▸ Written problem
Look below for the line containing "Generate a Python" and the line containing "1.63, 1.06, 0.80]"; repeat exactly those two lines and all lines between them, and nothing else.

▸ Input
::::
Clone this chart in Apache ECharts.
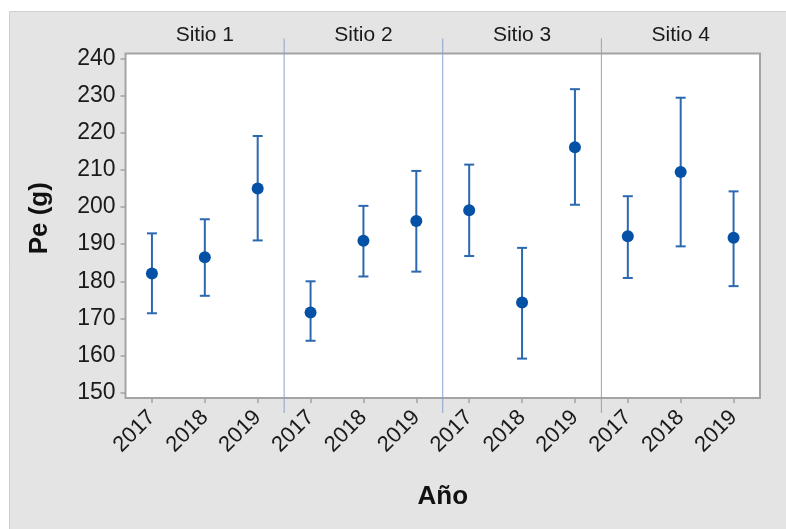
::::
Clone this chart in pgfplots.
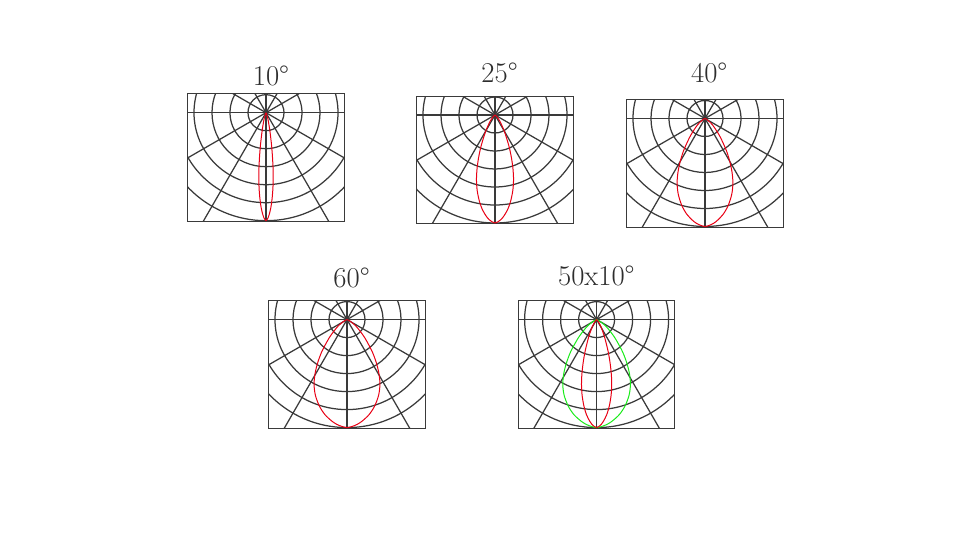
::::
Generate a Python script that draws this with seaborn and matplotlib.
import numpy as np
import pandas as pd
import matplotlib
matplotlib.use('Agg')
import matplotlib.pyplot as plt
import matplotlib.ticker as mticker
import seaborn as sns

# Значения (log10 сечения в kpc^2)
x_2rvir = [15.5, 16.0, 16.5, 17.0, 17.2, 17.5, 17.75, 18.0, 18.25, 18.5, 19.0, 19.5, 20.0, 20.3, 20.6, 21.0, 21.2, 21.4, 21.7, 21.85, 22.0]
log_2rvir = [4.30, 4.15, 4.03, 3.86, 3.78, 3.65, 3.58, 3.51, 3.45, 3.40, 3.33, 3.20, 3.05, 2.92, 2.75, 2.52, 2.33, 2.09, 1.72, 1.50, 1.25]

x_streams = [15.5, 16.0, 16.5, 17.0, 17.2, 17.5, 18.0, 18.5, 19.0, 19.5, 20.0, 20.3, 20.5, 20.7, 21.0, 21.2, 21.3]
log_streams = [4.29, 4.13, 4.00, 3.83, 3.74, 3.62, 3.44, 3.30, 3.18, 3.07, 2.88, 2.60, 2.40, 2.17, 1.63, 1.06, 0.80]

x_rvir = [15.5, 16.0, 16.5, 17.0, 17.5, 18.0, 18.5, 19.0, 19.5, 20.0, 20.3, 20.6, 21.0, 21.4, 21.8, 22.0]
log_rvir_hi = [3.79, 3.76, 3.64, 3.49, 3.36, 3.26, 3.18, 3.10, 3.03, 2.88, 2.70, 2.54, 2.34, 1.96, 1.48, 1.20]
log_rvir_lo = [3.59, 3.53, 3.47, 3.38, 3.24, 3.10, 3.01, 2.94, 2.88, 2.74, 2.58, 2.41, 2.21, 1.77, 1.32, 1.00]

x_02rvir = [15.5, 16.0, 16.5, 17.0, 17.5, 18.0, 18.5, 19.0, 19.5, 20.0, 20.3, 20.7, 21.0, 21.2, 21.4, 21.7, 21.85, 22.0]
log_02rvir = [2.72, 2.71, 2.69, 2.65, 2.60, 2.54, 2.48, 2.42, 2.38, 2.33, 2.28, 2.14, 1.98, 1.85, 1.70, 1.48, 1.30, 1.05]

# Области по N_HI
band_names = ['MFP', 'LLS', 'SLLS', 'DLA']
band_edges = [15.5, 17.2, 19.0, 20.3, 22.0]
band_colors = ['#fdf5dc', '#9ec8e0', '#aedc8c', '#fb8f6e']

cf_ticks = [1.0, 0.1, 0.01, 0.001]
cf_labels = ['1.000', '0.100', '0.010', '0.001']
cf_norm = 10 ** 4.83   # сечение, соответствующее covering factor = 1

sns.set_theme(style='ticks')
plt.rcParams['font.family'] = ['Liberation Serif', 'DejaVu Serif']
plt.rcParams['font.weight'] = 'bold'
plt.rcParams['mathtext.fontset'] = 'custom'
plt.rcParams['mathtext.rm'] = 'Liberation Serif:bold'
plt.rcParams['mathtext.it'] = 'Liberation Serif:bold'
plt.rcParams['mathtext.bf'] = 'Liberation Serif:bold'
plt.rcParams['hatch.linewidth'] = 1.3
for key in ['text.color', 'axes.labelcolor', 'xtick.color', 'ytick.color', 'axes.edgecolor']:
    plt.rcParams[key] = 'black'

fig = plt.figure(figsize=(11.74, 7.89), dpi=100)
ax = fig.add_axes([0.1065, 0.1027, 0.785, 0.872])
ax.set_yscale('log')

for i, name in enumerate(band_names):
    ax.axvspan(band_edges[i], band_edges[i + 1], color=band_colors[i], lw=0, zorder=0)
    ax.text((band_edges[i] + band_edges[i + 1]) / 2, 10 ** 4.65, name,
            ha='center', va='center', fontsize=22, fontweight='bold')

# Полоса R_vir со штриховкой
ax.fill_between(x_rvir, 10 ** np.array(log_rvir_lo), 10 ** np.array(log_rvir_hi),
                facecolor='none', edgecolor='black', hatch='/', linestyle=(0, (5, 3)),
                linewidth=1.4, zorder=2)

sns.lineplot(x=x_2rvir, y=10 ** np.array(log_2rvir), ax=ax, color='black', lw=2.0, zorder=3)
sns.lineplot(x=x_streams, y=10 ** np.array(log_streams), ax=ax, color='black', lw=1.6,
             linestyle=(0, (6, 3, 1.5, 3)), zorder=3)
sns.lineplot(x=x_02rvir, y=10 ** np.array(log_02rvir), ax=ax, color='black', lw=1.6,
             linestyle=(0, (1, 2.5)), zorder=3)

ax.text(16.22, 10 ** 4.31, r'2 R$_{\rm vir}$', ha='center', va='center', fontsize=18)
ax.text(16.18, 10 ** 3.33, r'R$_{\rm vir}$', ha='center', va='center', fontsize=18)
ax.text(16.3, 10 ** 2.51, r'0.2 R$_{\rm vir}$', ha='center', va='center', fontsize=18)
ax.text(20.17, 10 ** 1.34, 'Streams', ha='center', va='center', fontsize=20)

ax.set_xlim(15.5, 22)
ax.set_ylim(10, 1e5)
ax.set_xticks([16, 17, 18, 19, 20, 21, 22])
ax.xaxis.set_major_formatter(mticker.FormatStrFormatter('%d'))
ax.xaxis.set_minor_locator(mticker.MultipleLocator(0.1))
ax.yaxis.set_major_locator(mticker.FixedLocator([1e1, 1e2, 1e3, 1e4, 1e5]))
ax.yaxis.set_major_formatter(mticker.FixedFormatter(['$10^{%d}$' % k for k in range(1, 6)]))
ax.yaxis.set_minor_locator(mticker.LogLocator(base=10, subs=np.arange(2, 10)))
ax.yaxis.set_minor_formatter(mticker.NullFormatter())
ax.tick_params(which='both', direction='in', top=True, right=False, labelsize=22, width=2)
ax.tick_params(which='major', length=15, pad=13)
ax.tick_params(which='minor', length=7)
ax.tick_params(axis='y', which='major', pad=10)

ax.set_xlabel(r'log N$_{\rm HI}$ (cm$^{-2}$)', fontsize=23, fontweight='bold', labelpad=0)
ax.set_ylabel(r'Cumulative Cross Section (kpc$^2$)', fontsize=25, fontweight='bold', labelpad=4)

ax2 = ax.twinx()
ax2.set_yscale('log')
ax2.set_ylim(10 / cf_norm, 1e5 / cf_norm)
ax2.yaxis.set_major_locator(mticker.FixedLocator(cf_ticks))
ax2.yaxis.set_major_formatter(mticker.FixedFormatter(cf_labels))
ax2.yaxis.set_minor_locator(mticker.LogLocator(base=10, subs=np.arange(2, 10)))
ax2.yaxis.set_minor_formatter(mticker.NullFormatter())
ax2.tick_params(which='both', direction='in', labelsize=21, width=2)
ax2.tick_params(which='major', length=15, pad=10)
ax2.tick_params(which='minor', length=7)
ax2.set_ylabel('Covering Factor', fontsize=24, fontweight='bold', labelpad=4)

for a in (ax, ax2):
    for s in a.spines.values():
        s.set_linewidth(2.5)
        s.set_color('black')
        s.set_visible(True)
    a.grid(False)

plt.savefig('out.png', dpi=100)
::::
▸ Written answer
Generate a Python script that draws this with seaborn and matplotlib.
import numpy as np
import pandas as pd
import matplotlib
matplotlib.use('Agg')
import matplotlib.pyplot as plt
import matplotlib.ticker as mticker
import seaborn as sns

# Значения (log10 сечения в kpc^2)
x_2rvir = [15.5, 16.0, 16.5, 17.0, 17.2, 17.5, 17.75, 18.0, 18.25, 18.5, 19.0, 19.5, 20.0, 20.3, 20.6, 21.0, 21.2, 21.4, 21.7, 21.85, 22.0]
log_2rvir = [4.30, 4.15, 4.03, 3.86, 3.78, 3.65, 3.58, 3.51, 3.45, 3.40, 3.33, 3.20, 3.05, 2.92, 2.75, 2.52, 2.33, 2.09, 1.72, 1.50, 1.25]

x_streams = [15.5, 16.0, 16.5, 17.0, 17.2, 17.5, 18.0, 18.5, 19.0, 19.5, 20.0, 20.3, 20.5, 20.7, 21.0, 21.2, 21.3]
log_streams = [4.29, 4.13, 4.00, 3.83, 3.74, 3.62, 3.44, 3.30, 3.18, 3.07, 2.88, 2.60, 2.40, 2.17, 1.63, 1.06, 0.80]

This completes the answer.